From Diego Maradona’s “Hand of God” and solo masterpiece in 1986 to David Beckham’s red card and the penalty shootout agony in 1998, this is a rivalry stitched into the fabric of both football cultures. You do not play this game in a vacuum.
Tuchel knows it. His players know it.
“I think the players of both countries are very aware of what it means to them – if a fixture provides so many iconic moments, then you cannot say it is just another football match,” he said. “But as a coach we do exactly that, focus on what we can influence.”
That balance — acknowledging the mythology, then ruthlessly stripping it away — will define England’s mindset.
No need for extra fuel
Tuchel has no intention of turning the history lesson into a motivational video. He rejected the idea that he might lean into the old wounds as emotional kindling.
The rivalry, he insists, is not the fuel. The ambition is.
“We know why we are here, we know what we want, we were never shy of expecting that from ourselves, and of saying it or of dreaming it,” he said. “We are in the semifinals, and we arrive very hungry.”
Hungry, and close to full strength.
The entire squad trained on the eve of the game. Declan Rice, who had been ill, is fit and available, a crucial presence in the middle of the pitch against an Argentina side that thrives on chaos between the lines. The only absentee is Jarell Quansah, still suspended after his red card in the last-16 win over Mexico.
Messi, at last
On the other side stands a man Tuchel called indescribable.
He admitted he had “no words” for Messi, a line that says plenty. Eight goals already at this tournament, the Argentine captain is chasing Kylian Mbappé in the Golden Boot race and chasing something even bigger with his country: back-to-back World Cup titles.
“You can see the cohesion, you can see that they are experienced in tournament football,” Tuchel said of Argentina. “They have the same core group of players who have been together a long time, and they have a very experienced and very, very good head coach,” he added, nodding to Lionel Scaloni.
“We know how big the obstacle is, but we are ready for it.”
Argentina have not cruised to the last four. They have laboured, stumbled, then found ways to survive. England, for all their firepower, have done the same. Both teams arrive scarred, tested, and still standing.
Tuchel, in his first World Cup as a head coach, recognises the reality behind the romanticism.
“It is just my first World Cup as a coach, and it is very rare that you fly through a tournament and everything falls into place from match to match,” he said.

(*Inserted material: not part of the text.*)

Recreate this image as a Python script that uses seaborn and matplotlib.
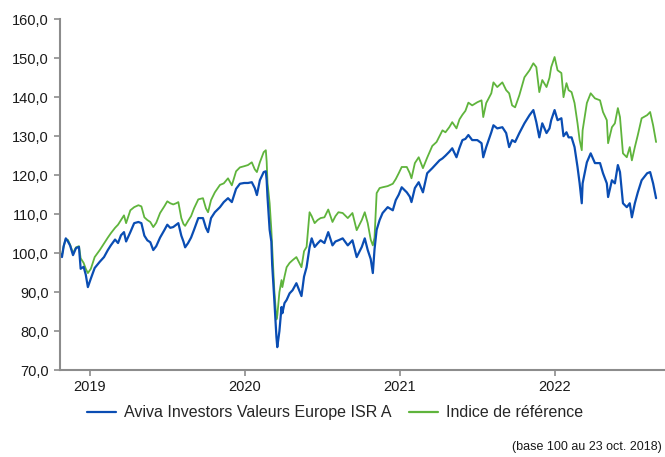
import pandas as pd
import matplotlib
matplotlib.use("Agg")
import matplotlib.pyplot as plt
import matplotlib.dates as mdates
from matplotlib.ticker import FuncFormatter
import seaborn as sns

FUND_LABEL = "Aviva Investors Valeurs Europe ISR A"
INDEX_LABEL = "Indice de référence"
NOTE = "(base 100 au 23 oct. 2018)"

dates = [
    "2018-10-23", "2018-10-28", "2018-11-01", "2018-11-06", "2018-11-11", "2018-11-16",
    "2018-11-23", "2018-11-30", "2018-12-07", "2018-12-11", "2018-12-18", "2018-12-23",
    "2018-12-28", "2019-01-04", "2019-01-13", "2019-01-25", "2019-02-04", "2019-02-13",
    "2019-02-20", "2019-03-02", "2019-03-09", "2019-03-16", "2019-03-23", "2019-03-28",
    "2019-04-07", "2019-04-16", "2019-04-26", "2019-05-03", "2019-05-10", "2019-05-17",
    "2019-05-24", "2019-05-31", "2019-06-07", "2019-06-16", "2019-06-26", "2019-07-03",
    "2019-07-10", "2019-07-17", "2019-07-24", "2019-07-29", "2019-08-05", "2019-08-10",
    "2019-08-14", "2019-08-21", "2019-08-28", "2019-09-04", "2019-09-14", "2019-09-25",
    "2019-10-02", "2019-10-07", "2019-10-14", "2019-10-23", "2019-11-04", "2019-11-13",
    "2019-11-23", "2019-12-02", "2019-12-12", "2019-12-21", "2019-12-31", "2020-01-09",
    "2020-01-18", "2020-01-25", "2020-01-30", "2020-02-06", "2020-02-15", "2020-02-20",
    "2020-02-22", "2020-02-24", "2020-02-29", "2020-03-04", "2020-03-06", "2020-03-11",
    "2020-03-16", "2020-03-18", "2020-03-23", "2020-03-28", "2020-03-30", "2020-04-04",
    "2020-04-09", "2020-04-16", "2020-04-23", "2020-05-02", "2020-05-14", "2020-05-20",
    "2020-05-26", "2020-06-02", "2020-06-07", "2020-06-14", "2020-06-21", "2020-06-28",
    "2020-07-07", "2020-07-16", "2020-07-26", "2020-08-02", "2020-08-09", "2020-08-19",
    "2020-08-31", "2020-09-11", "2020-09-21", "2020-10-03", "2020-10-10", "2020-10-17",
    "2020-10-24", "2020-10-29", "2020-11-02", "2020-11-07", "2020-11-14", "2020-11-21",
    "2020-12-03", "2020-12-15", "2020-12-22", "2020-12-29", "2021-01-05", "2021-01-17",
    "2021-01-24", "2021-01-28", "2021-02-05", "2021-02-14", "2021-02-24", "2021-03-06",
    "2021-03-18", "2021-03-28", "2021-04-04", "2021-04-11", "2021-04-18", "2021-04-27",
    "2021-05-04", "2021-05-14", "2021-05-21", "2021-05-28", "2021-06-04", "2021-06-11",
    "2021-06-20", "2021-07-02", "2021-07-12", "2021-07-16", "2021-07-23", "2021-08-04",
    "2021-08-09", "2021-08-18", "2021-08-30", "2021-09-08", "2021-09-15", "2021-09-22",
    "2021-09-29", "2021-10-09", "2021-10-21", "2021-11-02", "2021-11-11", "2021-11-18",
    "2021-11-25", "2021-12-02", "2021-12-12", "2021-12-19", "2021-12-23", "2021-12-31",
    "2022-01-07", "2022-01-16", "2022-01-21", "2022-01-28", "2022-02-02", "2022-02-09",
    "2022-02-16", "2022-02-23", "2022-02-28", "2022-03-05", "2022-03-07", "2022-03-17",
    "2022-03-26", "2022-04-05", "2022-04-17", "2022-04-24", "2022-05-03", "2022-05-06",
    "2022-05-15", "2022-05-22", "2022-05-29", "2022-06-03", "2022-06-10", "2022-06-19",
    "2022-06-26", "2022-07-01", "2022-07-08", "2022-07-15", "2022-07-24", "2022-08-06",
    "2022-08-13", "2022-08-20", "2022-08-27",
]

fund = [
    100.0, 99.0, 101.8, 103.8, 103.0, 102.0,
    99.5, 101.3, 101.6, 96.0, 96.5, 94.5,
    91.3, 93.5, 96.2, 97.8, 99.0, 100.8,
    102.0, 103.5, 102.6, 104.6, 105.4, 103.0,
    105.4, 107.7, 108.0, 107.7, 104.5, 103.3,
    102.8, 100.8, 101.8, 104.0, 105.9, 107.3,
    106.5, 106.7, 107.3, 107.7, 104.5, 103.0,
    101.5, 102.6, 104.0, 106.0, 109.0, 109.0,
    106.5, 105.4, 109.0, 110.5, 111.8, 113.1,
    114.1, 113.1, 116.5, 117.8, 118.0, 118.0,
    118.2, 116.7, 114.9, 118.7, 120.8, 121.0,
    118.7, 114.4, 106.0, 103.0, 97.0, 88.0,
    78.5, 75.9, 80.0, 86.2, 84.6, 87.2,
    88.0, 89.7, 90.5, 92.3, 89.0, 94.0,
    96.4, 101.5, 103.8, 101.6, 102.5, 103.3,
    102.6, 105.4, 102.0, 103.0, 103.3, 103.8,
    102.0, 103.3, 99.0, 101.6, 103.8, 100.8,
    98.5, 94.9, 101.0, 106.0, 108.5, 110.3,
    111.8, 111.0, 113.6, 115.0, 116.9, 115.6,
    114.5, 113.1, 116.7, 118.2, 115.6, 120.5,
    121.8, 123.0, 123.8, 124.3, 125.0, 126.0,
    126.9, 124.6, 127.0, 129.0, 129.3, 130.3,
    129.0, 129.0, 128.2, 124.6, 127.2, 131.0,
    132.8, 132.0, 132.3, 130.8, 127.2, 129.0,
    128.5, 130.8, 133.3, 135.4, 136.7, 133.6,
    129.7, 133.3, 130.8, 132.0, 134.1, 136.7,
    134.1, 134.6, 130.0, 131.0, 129.7, 129.7,
    127.2, 122.1, 117.9, 112.8, 117.9, 123.3,
    125.6, 123.1, 123.1, 120.5, 117.9, 114.4,
    118.7, 117.9, 122.6, 120.8, 112.8, 111.8,
    112.8, 109.2, 112.8, 115.6, 118.7, 120.5,
    120.8, 117.9, 114.1,
]

benchmark = [
    100.0, 99.5, 101.8, 103.6, 103.4, 102.2,
    100.0, 101.5, 101.8, 98.7, 97.5, 96.0,
    94.9, 96.0, 99.0, 100.8, 102.5, 104.0,
    105.1, 106.5, 107.3, 108.5, 109.7, 107.7,
    111.0, 111.8, 112.3, 112.0, 109.2, 108.5,
    108.0, 106.7, 107.8, 110.3, 112.0, 113.3,
    112.8, 112.5, 112.8, 113.1, 109.0, 107.5,
    107.0, 108.3, 109.5, 111.5, 113.8, 114.1,
    111.5, 110.5, 113.6, 115.6, 117.5, 117.9,
    119.2, 117.4, 121.0, 122.0, 122.3, 122.6,
    123.3, 121.5, 120.8, 123.3, 125.9, 126.4,
    123.5, 118.0, 112.8, 106.0, 101.6, 90.5,
    83.0, 84.0, 90.0, 93.1, 91.3, 94.0,
    96.4, 97.5, 98.2, 99.0, 96.4, 100.5,
    101.6, 110.5, 109.5, 107.7, 108.5, 109.0,
    109.2, 111.2, 108.0, 109.5, 110.5, 110.3,
    109.0, 110.3, 105.9, 108.5, 110.5, 107.7,
    103.5, 102.0, 104.0, 115.4, 116.7, 116.9,
    117.2, 117.8, 119.0, 120.5, 122.1, 122.1,
    120.5, 119.2, 123.1, 124.6, 121.8, 124.5,
    127.5, 128.5, 130.0, 131.5, 131.0, 132.3,
    133.6, 132.0, 134.3, 135.5, 136.5, 138.6,
    137.9, 138.7, 139.2, 134.9, 138.5, 141.0,
    143.8, 142.6, 143.8, 141.8, 141.0, 137.9,
    137.4, 140.5, 145.1, 146.9, 148.7, 147.7,
    141.3, 144.4, 142.6, 145.0, 147.7, 150.3,
    146.9, 146.2, 140.0, 143.6, 141.8, 141.3,
    138.5, 133.3, 129.0, 126.4, 131.5, 138.5,
    141.0, 139.7, 139.2, 136.2, 134.1, 128.2,
    132.3, 133.3, 137.2, 134.9, 125.6, 124.6,
    127.2, 123.8, 127.2, 130.3, 134.6, 135.4,
    136.2, 132.8, 128.5,
]

BLUE = "#0a4db3"
GREEN = "#5fb43c"
AXIS_GREY = "#8c8c8c"

sns.set_theme(style="white")
plt.rcParams["font.family"] = ["Liberation Sans", "DejaVu Sans"]

df = pd.DataFrame({"date": pd.to_datetime(dates), FUND_LABEL: fund, INDEX_LABEL: benchmark})
long_df = df.melt(id_vars="date", var_name="serie", value_name="valeur")

fig = plt.figure(figsize=(6.65, 4.57), dpi=100)
ax = fig.add_axes([0.090, 0.190, 0.910, 0.768])

sns.lineplot(data=long_df, x="date", y="valeur", hue="serie",
             hue_order=[INDEX_LABEL, FUND_LABEL],
             palette={FUND_LABEL: BLUE, INDEX_LABEL: GREEN},
             size="serie", sizes={FUND_LABEL: 1.6, INDEX_LABEL: 1.3},
             ax=ax, legend=False)

ax.set_ylim(70, 160)
ax.set_yticks(range(70, 161, 10))
ax.yaxis.set_major_formatter(FuncFormatter(lambda v, _: f"{v:.1f}".replace(".", ",")))
ax.set_xlim(pd.Timestamp("2018-10-23"), pd.Timestamp("2022-09-17"))
ax.xaxis.set_major_locator(mdates.YearLocator())
ax.xaxis.set_major_formatter(mdates.DateFormatter("%Y"))
ax.set_xlabel("")
ax.set_ylabel("")

for side in ["top", "right"]:
    ax.spines[side].set_visible(False)
for side in ["left", "bottom"]:
    ax.spines[side].set_color(AXIS_GREY)
    ax.spines[side].set_linewidth(1.5)
ax.tick_params(axis="both", which="major", direction="out", length=4, width=1.2,
               color=AXIS_GREY, labelsize=10.5, labelcolor="#1a1a1a", left=True, bottom=True)
ax.tick_params(axis="y", pad=4)
ax.tick_params(axis="x", pad=3)

handles = [plt.Line2D([], [], color=BLUE, lw=1.6), plt.Line2D([], [], color=GREEN, lw=1.6)]
fig.legend(handles, [FUND_LABEL, INDEX_LABEL], loc="center", bbox_to_anchor=(0.504, 0.097),
           ncol=2, frameon=False, fontsize=11.5, handlelength=1.8, columnspacing=1.1,
           handletextpad=0.5)

fig.text(0.995, 0.022, NOTE, ha="right", va="center", fontsize=9, color="#1a1a1a")

fig.savefig("out.png", dpi=100)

You suffer. You adapt. You stay alive.
Waiting for England’s peak
Tuchel insists England have another level to find. That might be the most ominous line of all for their opponents.
“We will prepare for the best version of Argentina – we expect and demand the best of ourselves,” he said. “We have not peaked yet, but the match will bring the best out of us, and we are excited.”
No talk of destiny. No sweeping promises. Just a coach who believes his team’s ceiling has not yet been touched, standing on the brink of a night that could redraw the story of English football.
Sixty years since 1966. Messi at 39. Bellingham and Kane in full stride. An old rivalry, a new stage.
If this is not England’s peak, what happens if they finally hit it against Argentina?